International rescue divers have brought the first survivor out alive from a flooded cave in Laos, where a group of gold prospectors have been trapped for more than a week after flash floods sealed the entrance. The man emerged covered in mud late on Friday, was met with cheers from rescuers, and was wrapped in an emergency blanket. Four more survivors remain stranded on a rocky ledge roughly 300 metres from the cave mouth, while two others are still unaccounted for.
The ordeal began on 20 May when eight men entered the cave system in Xaysomboun province, a remote and mountainous area of central Laos, to search for gold. Sudden heavy rain flooded the entrance, trapping them underground. One man managed to escape and alerted authorities. Rescue divers located five of the remaining seven alive earlier this week, finding them weak, hungry, and suffering chest pains. Contact with the other two has not been established, and reaching them will require teams to dive through a narrow 30-metre tunnel while checking side passages along the way.
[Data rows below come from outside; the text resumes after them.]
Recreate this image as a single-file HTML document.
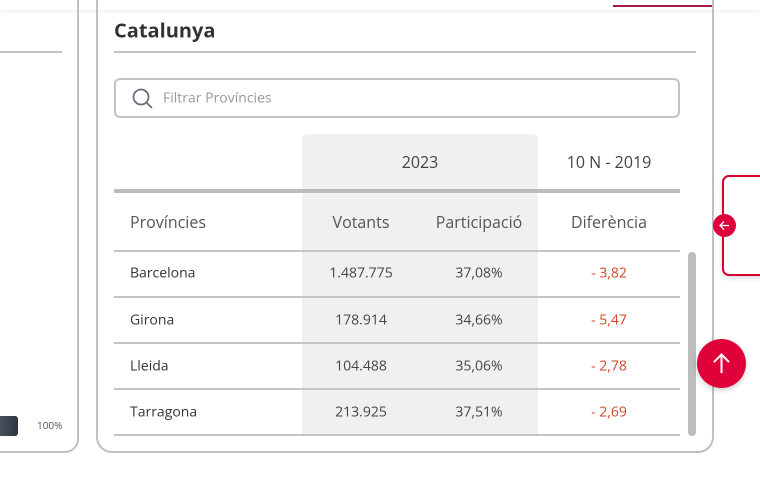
<!DOCTYPE html>
<html><head><meta charset="utf-8"><style>
*{margin:0;padding:0;box-sizing:border-box}
body{width:760px;height:485px;background:#fff;position:relative;overflow:hidden;font-family:"Open Sans","Liberation Sans",sans-serif;color:#444}
.a{position:absolute}
.t{position:absolute;white-space:nowrap;font-size:14px;color:#444;transform:translate(-50%,-50%)}
.l{position:absolute;white-space:nowrap;font-size:14px;color:#333;transform:translateY(-50%)}
.hl{position:absolute;left:114px;width:566px;height:2px;background:#c4c4c4}
</style></head><body>
<div class="a" style="left:0;top:0;width:760px;height:10px;background:#fff;box-shadow:0 2px 4px rgba(0,0,0,0.06)"></div>
<div class="a" style="left:613px;top:5px;width:101px;height:2px;background:#a51f45"></div>
<div class="a" style="left:-20px;top:-20px;width:99px;height:473px;border:2px solid #c0c0c0;border-radius:14px"></div>
<div class="a" style="left:0;top:51px;width:62px;height:2px;background:#c4c4c4"></div>
<div class="a" style="left:0;top:416px;width:18px;height:20px;background:linear-gradient(90deg,#4a5260,#2c3340);border-radius:0 3px 3px 0"></div>
<div class="l" style="left:37px;top:425px;font-size:10px;color:#555">100%</div>
<div class="a" style="left:96px;top:-20px;width:618px;height:473px;border:2px solid #c0c0c0;border-radius:16px"></div>
<div class="l" style="left:114px;top:30px;font-size:20px;font-weight:bold;color:#333">Catalunya</div>
<div class="a" style="left:114px;top:51px;width:582px;height:2px;background:#c4c4c4"></div>
<div class="a" style="left:114px;top:78px;width:566px;height:40px;border:2px solid #c4c4c4;border-radius:6px"></div>
<svg class="a" style="left:131px;top:87px" width="24" height="24" viewBox="0 0 24 24"><circle cx="10" cy="10" r="7.5" fill="none" stroke="#667080" stroke-width="1.8"/><line x1="15.5" y1="15.5" x2="21" y2="21" stroke="#667080" stroke-width="1.8"/></svg>
<div class="l" style="left:163px;top:98px;font-size:14px;color:#999">Filtrar Províncies</div>
<div class="a" style="left:302px;top:134px;width:236px;height:301px;background:#f0f0f2;border-radius:6px 6px 0 0"></div>
<div class="t" style="left:420px;top:162px;font-size:16px">2023</div>
<div class="t" style="left:609px;top:162px;font-size:16px">10 N - 2019</div>
<div class="a" style="left:114px;top:189px;width:566px;height:4px;background:#bcbcbc"></div>
<div class="l" style="left:130px;top:222px;font-size:16px;color:#555">Províncies</div>
<div class="t" style="left:361px;top:222px;font-size:16px;color:#555">Votants</div>
<div class="t" style="left:479px;top:222px;font-size:16px;color:#555">Participació</div>
<div class="t" style="left:609px;top:222px;font-size:16px;color:#555">Diferència</div>
<div class="hl" style="top:250px"></div>
<div class="hl" style="top:296px"></div>
<div class="hl" style="top:342px"></div>
<div class="hl" style="top:388px"></div>
<div class="hl" style="top:434px"></div>
<div class="l" style="left:130px;top:273px">Barcelona</div><div class="t" style="left:361px;top:273px">1.487.775</div><div class="t" style="left:479px;top:273px">37,08%</div><div class="t" style="left:609px;top:273px;color:#d0462a">- 3,82</div>
<div class="l" style="left:130px;top:320px">Girona</div><div class="t" style="left:361px;top:320px">178.914</div><div class="t" style="left:479px;top:320px">34,66%</div><div class="t" style="left:609px;top:320px;color:#d0462a">- 5,47</div>
<div class="l" style="left:130px;top:366px">Lleida</div><div class="t" style="left:361px;top:366px">104.488</div><div class="t" style="left:479px;top:366px">35,06%</div><div class="t" style="left:609px;top:366px;color:#d0462a">- 2,78</div>
<div class="l" style="left:130px;top:412px">Tarragona</div><div class="t" style="left:361px;top:412px">213.925</div><div class="t" style="left:479px;top:412px">37,51%</div><div class="t" style="left:609px;top:412px;color:#d0462a">- 2,69</div>
<div class="a" style="left:688px;top:252px;width:8px;height:184px;background:#bdbdbd;border-radius:4px"></div>
<div class="a" style="left:722px;top:175px;width:60px;height:101px;border:2px solid #d8002f;border-radius:7px;background:#fff;box-shadow:0 2px 6px rgba(0,0,0,0.15)"></div>
<div class="a" style="left:713px;top:214px;width:23px;height:23px;border-radius:50%;background:#e0003a"></div>
<svg class="a" style="left:718px;top:219px" width="13" height="13" viewBox="0 0 13 13"><line x1="2" y1="6.5" x2="11" y2="6.5" stroke="#fff" stroke-width="1.3"/><polyline points="6,2.5 2,6.5 6,10.5" fill="none" stroke="#fff" stroke-width="1.3"/></svg>
<div class="a" style="left:697px;top:339px;width:49px;height:49px;border-radius:50%;background:#e0003a;box-shadow:0 2px 6px rgba(0,0,0,0.2)"></div>
<svg class="a" style="left:709px;top:351px" width="25" height="25" viewBox="0 0 25 25"><line x1="12.5" y1="4" x2="12.5" y2="22" stroke="#fff" stroke-width="2"/><polyline points="5,11 12.5,3.5 20,11" fill="none" stroke="#fff" stroke-width="2"/></svg>
</body></html>
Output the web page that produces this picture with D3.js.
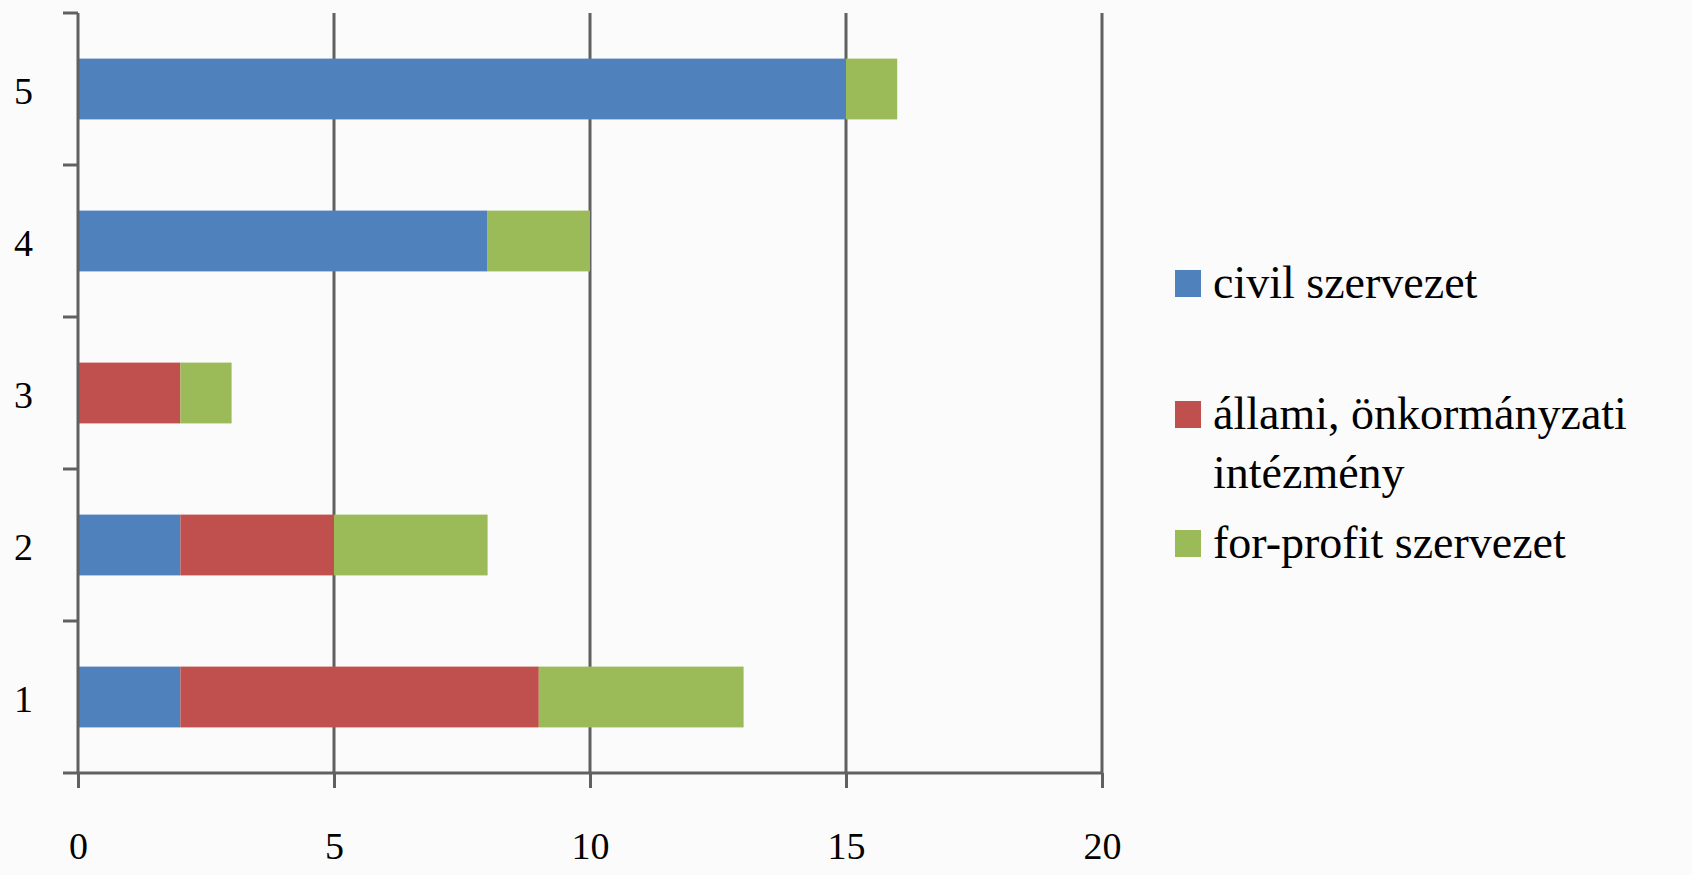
<!DOCTYPE html>
<html>
<head>
<meta charset="utf-8">
<script src="https://cdn.jsdelivr.net/npm/d3@7"></script>
<style>
  body { margin: 0; background: #fbfbfb; overflow: hidden; }
  svg { display: block; }
  text { font-family: "Liberation Serif", "DejaVu Serif", serif; fill: #000; }
</style>
</head>
<body>
<svg width="1692" height="875"></svg>
<script>
// Data
const categories = ["1", "2", "3", "4", "5"];
const seriesNames = ["civil szervezet", "állami, önkormányzati intézmény", "for-profit szervezet"];
const civil = [2, 2, 0, 8, 15];
const allami = [7, 3, 2, 0, 0];
const forProfit = [4, 3, 1, 2, 1];
const xTicks = [0, 5, 10, 15, 20];
const colors = ["#4F81BD", "#C0504D", "#9BBB59"];

const svg = d3.select("svg");

const margin = { top: 13, left: 78 };
const innerWidth = 1024;
const innerHeight = 760;

// build rows for d3.stack
const rows = categories.map((c, i) => ({
  cat: c,
  s0: civil[i],
  s1: allami[i],
  s2: forProfit[i]
}));
const stacked = d3.stack().keys(["s0", "s1", "s2"])(rows);

const xScale = d3.scaleLinear().domain([0, 20]).range([0, innerWidth]);
const yScale = d3
  .scaleBand()
  .domain(categories.slice().reverse()) // 5 at top
  .range([0, innerHeight])
  .paddingInner(0.6)
  .paddingOuter(0.3);

const g = svg.append("g").attr("transform", `translate(${margin.left},${margin.top})`);

const lineColor = "#606060";

// vertical grid lines
g.selectAll(".grid")
  .data(xTicks.slice(1))
  .enter()
  .append("line")
  .attr("x1", (d) => xScale(d))
  .attr("x2", (d) => xScale(d))
  .attr("y1", 0)
  .attr("y2", innerHeight)
  .attr("stroke", lineColor)
  .attr("stroke-width", 3);

// stacked bars
g.selectAll(".layer")
  .data(stacked)
  .enter()
  .append("g")
  .attr("fill", (d, i) => colors[i])
  .selectAll("rect")
  .data((d) => d.filter((p) => p[1] - p[0] > 0))
  .enter()
  .append("rect")
  .attr("x", (d) => xScale(d[0]))
  .attr("width", (d) => xScale(d[1]) - xScale(d[0]))
  .attr("y", (d) => yScale(d.data.cat))
  .attr("height", yScale.bandwidth());

// x axis
const xAxis = d3.axisBottom(xScale).tickValues(xTicks).tickSize(15).tickPadding(44).tickSizeOuter(0);
const xAxisG = g.append("g").attr("transform", `translate(0,${innerHeight})`).call(xAxis);
xAxisG.select(".domain").remove();
xAxisG.append("line").attr("x1", -15).attr("x2", innerWidth).attr("stroke", lineColor).attr("stroke-width", 3);
xAxisG.selectAll(".tick line").attr("stroke", lineColor).attr("stroke-width", 3);
xAxisG.selectAll(".tick text").attr("font-size", 38).attr("font-family", "Liberation Serif").attr("fill", "#000");

// y axis: ticks at band boundaries
const boundaries = d3.range(categories.length).map((i) => (innerHeight / categories.length) * i);
g.append("line").attr("x1", 0).attr("x2", 0).attr("y1", 0).attr("y2", innerHeight)
  .attr("stroke", lineColor).attr("stroke-width", 3);
g.selectAll(".ytick")
  .data(boundaries)
  .enter()
  .append("line")
  .attr("x1", -15)
  .attr("x2", 0)
  .attr("y1", (d) => d)
  .attr("y2", (d) => d)
  .attr("stroke", lineColor)
  .attr("stroke-width", 3);

g.selectAll(".ylabel")
  .data(categories)
  .enter()
  .append("text")
  .attr("x", -45)
  .attr("y", (d) => yScale(d) + yScale.bandwidth() / 2)
  .attr("dy", "0.4em")
  .attr("text-anchor", "end")
  .attr("font-size", 38)
  .text((d) => d);

// legend
const legend = svg.append("g").attr("transform", "translate(1175,0)");
const legendItems = [
  { lines: ["civil szervezet"], y: 298 },
  { lines: ["állami, önkormányzati", "intézmény"], y: 429 },
  { lines: ["for-profit szervezet"], y: 558 }
];
legendItems.forEach((item, i) => {
  legend.append("rect")
    .attr("x", 0)
    .attr("y", item.y - 28)
    .attr("width", 26)
    .attr("height", 27)
    .attr("fill", colors[i]);
  const t = legend.append("text").attr("x", 38).attr("y", item.y).attr("font-size", 46);
  item.lines.forEach((l, j) => {
    t.append("tspan").attr("x", 38).attr("dy", j === 0 ? 0 : 59).text(l);
  });
});
</script>
</body>
</html>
The conditions inside the cave present formidable challenges. Walls of clay and mud make the environment unstable, and the suspended sediment renders the water completely opaque. Australian cave diver Josh Richards, who flew in on Friday as part of an international team that also includes specialists from Thailand, Indonesia, France, Finland, Malaysia, and Japan, described the experience as "essentially diving in coffee — you're not going to be seeing anything through it. It's all being done by touch and feel, following the lines that have been laid through the mine." Richards noted that the tunnels are considerably narrower than those encountered in the 2018 Tham Luang rescue in Thailand, when a youth football team was famously extracted from a flooded cave — an operation that several members of the current team also participated in.
Rescuers are pursuing a two-pronged strategy: pumping out as much water as possible while simultaneously preparing to guide the trapped men through flooded sections using scuba equipment — gear none of them have any experience with. Low oxygen levels inside the cave, ongoing rain, and the confined passages add further complexity. Heavy machinery has been deployed to clear a route to the site so that equipment can be transported more easily.
The situation underscores the dangers faced by informal miners in rural parts of Southeast Asia, where small-scale prospecting for gold and other minerals is common in remote terrain with little infrastructure. With four men still awaiting rescue and two still missing, and fresh thunderstorms forecast for the region, the operation remains urgent and far from over.